Lord British’s corpse–for which the graphic artists designed a gruesome imagine of the plaque stuck in his head–holds only one object: His will.
            

Being of sound mind and body, I hereby bequeath all of my belongings to . . . Nell, my beloved chambermaid. She has kept me warm so many nights, which is more than I can say for most of my bloody subjects! And to our unborn child I bequeath my crown. Long live the king. Or queen, whichever it shall be!

                
There’s so much to unpack in this letter, and a huge question is whether we’re to regard it as canonical. If it is, wow. No one would begrudge Lord British a love interest, of course, but it’s a little troubling that he keeps her and her entire family in servitude instead of recognizing her and at least elevating her to queen-consort or something. More important, he’s willing to let another man raise his unborn child, only recognizing the child if he dies, at which point he won’t be around to see the havoc that this causes for Nell and Carrocio’s marriage. Even worse, the letter shows a secret contempt for his subjects that we’ve never heard from his mouth, and he clearly expects that his government will continue as a hereditary monarchy.
        

I didn’t do anything. I was just reading a plaque.

      
You could argue that the letter is just supposed to be an Easter egg, an in-joke, accessible only by doing something that breaks the game, but that’s hard to countenance because it’s the second half of the mystery that Nell introduces in regular dialogue. Either way, I’ve said it before and I’ll say it again: If some ORIGIN employee is responsible for this note (and the general portrayal of Lord British in this and the next game) without consulting Richard Garriott, it was a pretty mean thing to do to one’s boss. If Richard Garriott was aware, or if it was his idea, then it’s a pretty weird thing to do to your alter-ego.
          
Oddly, no one in the castle has any reaction to Lord British’s demise, so perhaps he wasn’t all that beloved after all. Suspecting that his death makes the game unwinnable, I of course reloaded. 

            
She said loudly and clearly while looking around her nervously.
            
But we can’t go without finding out how Lord British reacts to being changed with a dirty diaper. I gave it a try while he was sitting down to dinner. The answer is: he screamed, fled to the corner, and then turned around and killed everyone in the entire room with fireballs.
       
A diaper brings out the king’s true nature.
          
I’m definitely saving one of those for Batlin.
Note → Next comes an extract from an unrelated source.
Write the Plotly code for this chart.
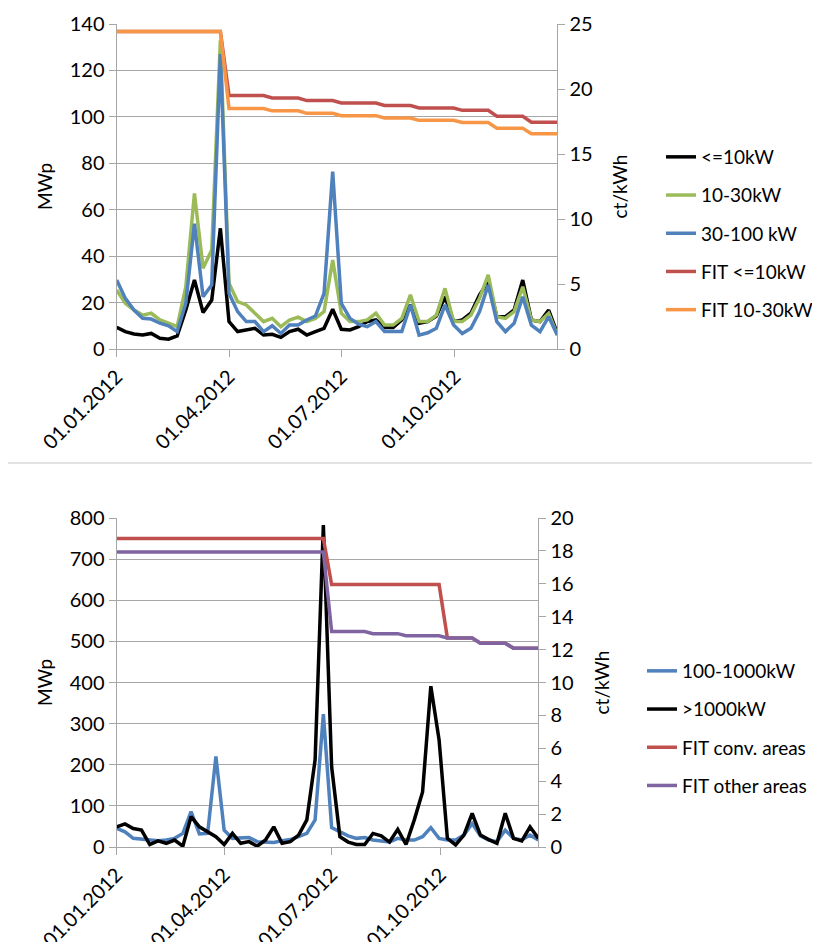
import pandas as pd
import plotly.graph_objects as go

# weekly dates (first day of each week in 2012)
weeks = pd.date_range("2012-01-01", periods=52, freq="7D")

# --- top chart: small plants (MWp per week) ---
mw_le10 = [9.3, 7.5, 6.5, 6.0, 6.7, 4.6, 4.2, 5.6, 16.8, 29.7,
           15.7, 21.1, 52.0, 11.8, 7.5, 8.2, 8.9, 6.0, 6.3, 5.0,
           7.5, 8.5, 6.0, 7.5, 8.9, 17.1, 8.5, 8.2, 9.6, 11.8,
           12.5, 9.3, 9.3, 12.5, 19.0, 11.1, 11.8, 14.2, 22.5, 11.8,
           12.5, 15.4, 23.3, 29.0, 13.9, 13.9, 16.8, 29.7, 12.5, 11.8,
           16.8, 6.7]
mw_10_30 = [25.4, 19.7, 16.8, 14.6, 15.4, 12.5, 11.1, 9.6, 26.8, 67.0,
            34.8, 42.7, 133.0, 28.3, 20.4, 19.0, 15.4, 11.8, 13.2, 9.6,
            12.5, 13.7, 11.8, 13.2, 16.1, 38.3, 15.4, 11.8, 11.8, 12.5,
            15.4, 10.3, 10.3, 13.2, 23.3, 11.8, 11.8, 14.6, 26.1, 11.8,
            11.8, 14.6, 21.8, 31.9, 13.9, 13.2, 16.1, 26.8, 12.5, 11.8,
            15.4, 6.0]
mw_30_100 = [29.7, 21.8, 16.8, 13.2, 12.9, 11.1, 10.0, 7.5, 19.7, 54.0,
             22.5, 27.6, 127.0, 24.0, 16.1, 11.8, 11.8, 7.5, 10.0, 6.7,
             10.3, 10.3, 12.5, 14.2, 24.0, 76.4, 19.7, 13.2, 10.7, 9.6,
             11.8, 7.5, 7.5, 7.5, 19.0, 6.0, 7.0, 8.9, 19.0, 10.3,
             6.7, 8.9, 16.1, 27.6, 11.8, 7.5, 11.1, 22.5, 10.3, 7.5,
             13.9, 6.0]

# feed-in tariffs (ct/kWh)
fit_le10 = [24.43] * 13 + [19.50] * 5 + [19.31] * 4 + [19.11] * 4 + [18.92] * 5 \
    + [18.73] * 4 + [18.54] * 5 + [18.36] * 4 + [17.90] * 4 + [17.45] * 4
fit_10_30 = [24.43] * 13 + [18.50] * 5 + [18.32] * 4 + [18.13] * 4 + [17.95] * 5 \
    + [17.77] * 4 + [17.59] * 5 + [17.42] * 4 + [16.98] * 4 + [16.56] * 4

# --- bottom chart: large plants ---
mw_100_1000 = [45, 37, 21, 19, 18, 15, 17, 21, 33, 86,
               32, 33, 220, 41, 21, 21, 23, 13, 13, 11,
               15, 18, 25, 33, 66, 323, 47, 37, 27, 21,
               23, 17, 15, 12, 21, 17, 17, 25, 47, 21,
               17, 17, 29, 57, 27, 17, 13, 41, 21, 17,
               29, 17]
mw_gt1000 = [49, 56, 45, 41, 6, 15, 9, 17, 2, 74,
             49, 37, 25, 6, 33, 9, 13, 2, 17, 49,
             9, 13, 29, 66, 212, 783, 195, 25, 12, 6,
             6, 33, 27, 12, 43, 6, 66, 134, 391, 260,
             21, 5, 29, 82, 29, 18, 9, 82, 21, 15,
             49, 21]
fit_conv = [18.76] * 26 + [15.95] * 14 + [12.71] * 4 + [12.39] * 4 + [12.08] * 4
fit_other = [17.94] * 26 + [13.10] * 5 + [12.97] * 4 + [12.84] * 5 + [12.71] * 4 \
    + [12.39] * 4 + [12.08] * 4

tick_dates = ["2012-01-01", "2012-04-01", "2012-07-01", "2012-10-01"]
tick_text = ["01.01.2012", "01.04.2012", "01.07.2012", "01.10.2012"]

BLACK = "#000000"
GREEN = "#9BBB59"
BLUE = "#4F81BD"
RED = "#C0504D"
ORANGE = "#F79646"
PURPLE = "#8064A2"
LW = 3.5

W, H = 820, 942
OFF = 8  # page body margin


def px_x(x):
    return (x - OFF) / W


def px_y(y):
    return 1 - (y - OFF) / H


fig = go.Figure()

top = [("<=10kW", mw_le10, BLACK, "y"),
       ("10-30kW", mw_10_30, GREEN, "y"),
       ("30-100 kW", mw_30_100, BLUE, "y"),
       ("FIT <=10kW", fit_le10, RED, "y2"),
       ("FIT 10-30kW", fit_10_30, ORANGE, "y2")]
for name, vals, col, ya in top:
    fig.add_trace(go.Scatter(x=weeks, y=vals, name=name, mode="lines",
                             line=dict(color=col, width=LW),
                             xaxis="x", yaxis=ya, legend="legend",
                             legendgroup=name))

bottom = [("100-1000kW", mw_100_1000, BLUE, "y3"),
          (">1000kW", mw_gt1000, BLACK, "y3"),
          ("FIT conv. areas", fit_conv, RED, "y4"),
          ("FIT other areas", fit_other, PURPLE, "y4")]
for name, vals, col, ya in bottom:
    fig.add_trace(go.Scatter(x=weeks, y=vals, name=name, mode="lines",
                             line=dict(color=col, width=LW),
                             xaxis="x2", yaxis=ya, legend="legend2",
                             legendgroup=name))

FONT = "Lato, 'Open Sans', sans-serif"
tickfont = dict(family=FONT, size=20, color="#000000")
grid = "#a6a6a6"
axline = "#a6a6a6"

xcommon = dict(type="date", tickvals=tick_dates, ticktext=tick_text,
               tickangle=-45, tickfont=tickfont, showgrid=False,
               showline=True, linecolor=axline, linewidth=1.3,
               ticks="outside", ticklen=7, tickcolor=axline,
               automargin=False, range=[weeks[0], weeks[-1]])
ycommon_left = dict(tickfont=tickfont, showgrid=True, gridcolor=grid,
                    gridwidth=1.3, showline=True, linecolor=axline,
                    linewidth=1.3, ticks="outside", ticklen=7,
                    tickcolor=axline, zeroline=False, automargin=False,
                    title=dict(text="MWp", font=dict(family=FONT, size=19),
                               standoff=12))
ycommon_right = dict(tickfont=tickfont, showgrid=False, showline=True,
                     linecolor=axline, linewidth=1.3, ticks="outside",
                     ticklen=7, tickcolor=axline, zeroline=False,
                     side="right", automargin=False,
                     title=dict(text="ct/kWh", font=dict(family=FONT, size=19),
                                standoff=22))

legend_common = dict(xanchor="left", yanchor="top",
                     font=dict(family=FONT, size=19), tracegroupgap=10.5,
                     traceorder="grouped", bgcolor="rgba(0,0,0,0)")

fig.update_layout(
    width=W, height=H,
    margin=dict(l=0, r=0, t=0, b=0, autoexpand=False),
    paper_bgcolor="white", plot_bgcolor="white",
    font=dict(family=FONT, size=19, color="#000000"),
    xaxis=dict(xcommon, domain=[px_x(116.7), px_x(557.3)], anchor="y"),
    yaxis=dict(ycommon_left, domain=[px_y(349), px_y(24)],
               range=[0, 140], dtick=20, anchor="x"),
    yaxis2=dict(ycommon_right, overlaying="y", range=[0, 25], dtick=5,
                anchor="x"),
    xaxis2=dict(xcommon, domain=[px_x(116.7), px_x(538.3)], anchor="y3"),
    yaxis3=dict(ycommon_left, domain=[px_y(847), px_y(518)],
                range=[0, 800], dtick=100, anchor="x2"),
    yaxis4=dict(ycommon_right, overlaying="y3", range=[0, 20], dtick=2,
                anchor="x2"),
    legend=dict(legend_common, x=px_x(661), y=px_y(138)),
    legend2=dict(legend_common, x=px_x(642), y=px_y(652)),
    showlegend=True,
    shapes=[dict(type="line", xref="paper", yref="paper", x0=-0.02, x1=1.02,
                 y0=px_y(463), y1=px_y(463),
                 line=dict(color="#d9d9d9", width=1.5))],
)

fig.write_html("out.html")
Wow. Over 4,000 words on the castle alone. This is a very content-rich game. Shall I continue with this level of detail, or is it getting to be too much?
    
Time so far: 7 hours
      
Edit: I woke up in the middle of the night realizing that someone would ask what happens when you attempt to put a clean diaper on Lord British. I was mildly terrified by the possibilities but I knew I had to try it. Thankfully, he (and any adult) just says, “Those are for babies.” Nothing else happens. Whew.